Hence index providers and some other industry experts suggest that investors should attribute less importance to tracking error if they want to achieve net-zero portfolio emissions.
How should one address the tracking error issue? AP4 sees a certain amount of tracking error – up to, say, 75 basis points (bp) – as acceptable, but beyond that it gets more challenging.
The fund, and other investors, argue that the growing use of forward-looking data is key here.
Hence the incorporation of such data by the Church of England Pension Board when it constructed the TPI (Transition Pathway Initiative) Climate Transition Index Series with benchmark provider FTSE Russell, which launched in January 2020.
Data providers had said it was too difficult to embed forward-looking data into passive funds, says Adam Matthews, chief responsible investment officer for the Church of England Pension Board. “But once you started looking into it, it’s quite possible.”
It was a question of developing a tool for extracting forward-looking data from company disclosures and benchmarking it against the goals of the Paris Agreement, he says. “TPI had developed that approach and was in a position where we were able to model that into a passive fund.”
Keeping tracking error low for such benchmarks was challenging, however, concedes FTSE Russell’s Aled Jones, the company’s head of sustainable investment for Europe.

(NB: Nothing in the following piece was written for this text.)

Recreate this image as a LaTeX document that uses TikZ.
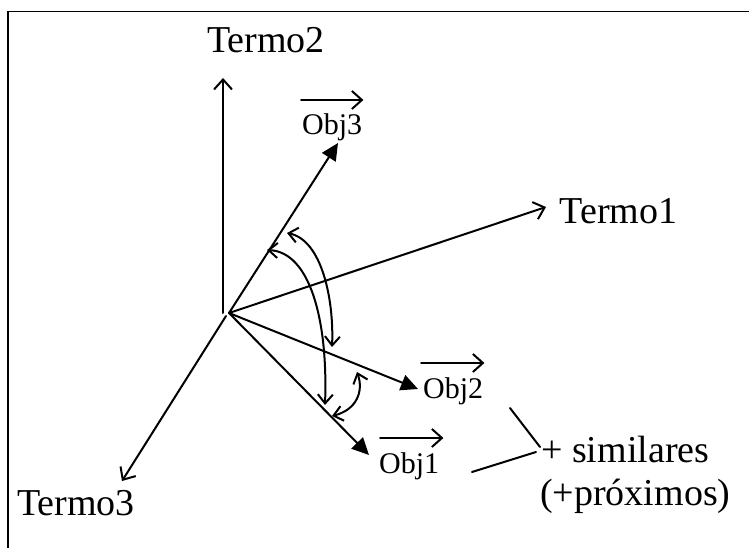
\documentclass[tikz,border=0pt]{standalone}
\usepackage{fontspec}
\setmainfont{Liberation Serif}
\usetikzlibrary{arrows.meta}
\tikzset{
  ln/.style={line width=2pt, line cap=round},
  axis/.style={ln, -{Straight Barb[length=10pt,width=18pt,line width=2pt]}},
  vec/.style={ln, -{Triangle[length=17pt,width=16pt]}},
  ang/.style={ln, {Straight Barb[length=9pt,width=15pt,line width=2pt]}-{Straight Barb[length=9pt,width=15pt,line width=2pt]}},
  big/.style={font=\fontsize{38}{44}\selectfont, inner sep=0pt},
  obj/.style={font=\fontsize{30}{34}\selectfont, inner sep=0pt, anchor=base west},
}
\begin{document}
\begin{tikzpicture}[x=1pt,y=-1pt]
\useasboundingbox (0,0) rectangle (749,548);
% frame (top and left edges)
\draw[line width=1.4pt] (8,548) -- (8,11.5) -- (749,11.5);

\coordinate (O) at (229,313);
\coordinate (Obot) at (223,313);
\coordinate (O3) at (226,316);
\coordinate (T2tip) at (223,78);
\coordinate (T1tip) at (546,207);
\coordinate (T3tip) at (122,481);
\coordinate (V3) at (338,143);
\coordinate (V2) at (418,389);
\coordinate (V1) at (369,455);

% axes
\draw[axis] (Obot) -- (T2tip);
\draw[axis] (O) -- (T1tip);
\draw[axis] (O3) -- (T3tip);
% object vectors
\draw[vec] (O) -- (V3);
\draw[vec] (O) -- (V2);
\draw[vec] (O) -- (V1);

% axis labels
\node[big] (t2) at (266,40) {Termo2};
\node[big] (t1) at (618.5,211.5) {Termo1};
\node[big] (t3) at (76,503.5) {Termo3};

% object labels
\node[obj] (o3) at (302,135) {Obj3};
\node[obj] (o2) at (423,398) {Obj2};
\node[obj] (o1) at (379,473) {Obj1};
\draw[axis, line width=1.8pt] ([xshift=-1pt,yshift=14pt]o3.north west) -- ([xshift=1pt,yshift=14pt]o3.north east);
\draw[axis, line width=1.8pt] ([xshift=-2pt,yshift=14pt]o2.north west) -- ([xshift=1pt,yshift=14pt]o2.north east);
\draw[axis, line width=1.8pt] ([xshift=1pt,yshift=14pt]o1.north west) -- ([xshift=4pt,yshift=14pt]o1.north east);

% angle arcs
\coordinate (a1s) at (287,233);
\coordinate (a1e) at (332,347);
\draw[ang] (a1s) .. controls (322,240) and (334,300) .. (a1e);
\coordinate (a2s) at (267,250);
\coordinate (a2e) at (325,405);
\draw[ang] (a2s) .. controls (310,252) and (328,320) .. (a2e);
\coordinate (a3s) at (357,372);
\coordinate (a3e) at (332,416);
\draw[ang] (a3s) .. controls (364,392) and (356,410) .. (a3e);

% similar bracket
\node[big, anchor=base west] (sim) at (541,462) {+ similares};
\node[big, anchor=base west] (prox) at (540,505) {(+próximos)};
\coordinate (b1) at (510,408);
\coordinate (b2) at (472,472);
\draw[ln] (b1) -- ([xshift=-1pt,yshift=2pt]sim.west);
\draw[ln] (b2) -- ([xshift=-5pt,yshift=-3pt]sim.west);
\end{tikzpicture}
\end{document}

That is especially true for the EU’s climate benchmarks, which are based on a sophisticated methodology “with lots of different inputs and quite punchy outcomes required” in order to achieve net zero, he adds.
The FTSE Russell index for the EU’s Paris-aligned Benchmark – the more ambitious of the two on emissions reduction – has a tracking error of 165bp.
“You are not going to do much for less than 100 basis points,” says Jones, “and I think clients increasingly understand that and are starting to relax the constraints around tracking error.”
It seems they will have to if they really want to move the needle on cutting emissions.